The Good Works of Dorothy Day
I’m struck by the final sentence we hear in today’s Gospel: Let your light shine before others, so that they may see your good works and give glory to your Father who is in Heaven. It reminds me of a great prayer by St John Henry Newman:—
Shine through me, and be so in me that every soul I come in contact with may feel Your presence in my soul. Let them look up and see no longer me, but only Jesus! Stay with me and then I shall begin to shine as You shine, so to shine as to be a light to others. The light, O Jesus, will be all from You; none of it will be mine. It will be you, shining on others through me. Let me thus praise You the way You love best, by shining on those around me. Let me preach You without preaching, not by words but by my example, by the catching force of the sympathetic influence of what I do, the evident fullness of the love my heart bears to You. Amen.
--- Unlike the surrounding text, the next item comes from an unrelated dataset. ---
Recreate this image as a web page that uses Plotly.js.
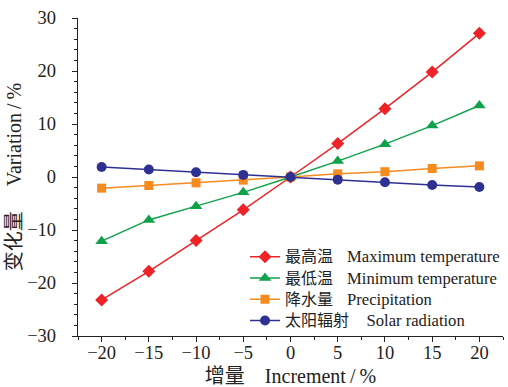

We are called to radiate Christ. How do we radiate Christ? We radiate Christ when we have a deep, real relationship with him. When we are in Christ and Christ is in us, then our lives are transformed. We submit our whole selves to him and when this happens people will begin to see Christ in all we do and say. They won’t be saying of us ‘What a good person! What a saint! Isn’t she good?’ No, they will be encountering God in us.
A great example of someone who radiated Christ was the American, Dorothy Day. She was born in 1897, in Brooklyn, and died on November 29 1980, at the age of 83. She was a tireless advocate for workers’ rights, civil rights and the marginalised. She actively protested against wars (including the Vietnam War) and nuclear weapons, often engaging in civil disobedience that led to multiple arrests. The late Pope Francis recognised her in 2015 for her passion for justice and her ability to build a better future based on her faith.
Despite a complex early life (that included an abortion and a bohemian, sometimes chaotic lifestyle) her conversion and subsequent life of voluntary poverty and service makes her a relatable, modern figure of holiness. She famously said: ‘Don’t call me a saint — I don’t want to be dismissed that easily.’ Her cause for canonisation was officially opened in 2000. Her good works were only possible because of her life of prayer, fasting and the Sacrament: ‘Without prayer, how grim a journey,’ was another of her memorable sayings. She let her light shine before others so that we saw her good works, and gave glory to our Father who is in Heaven.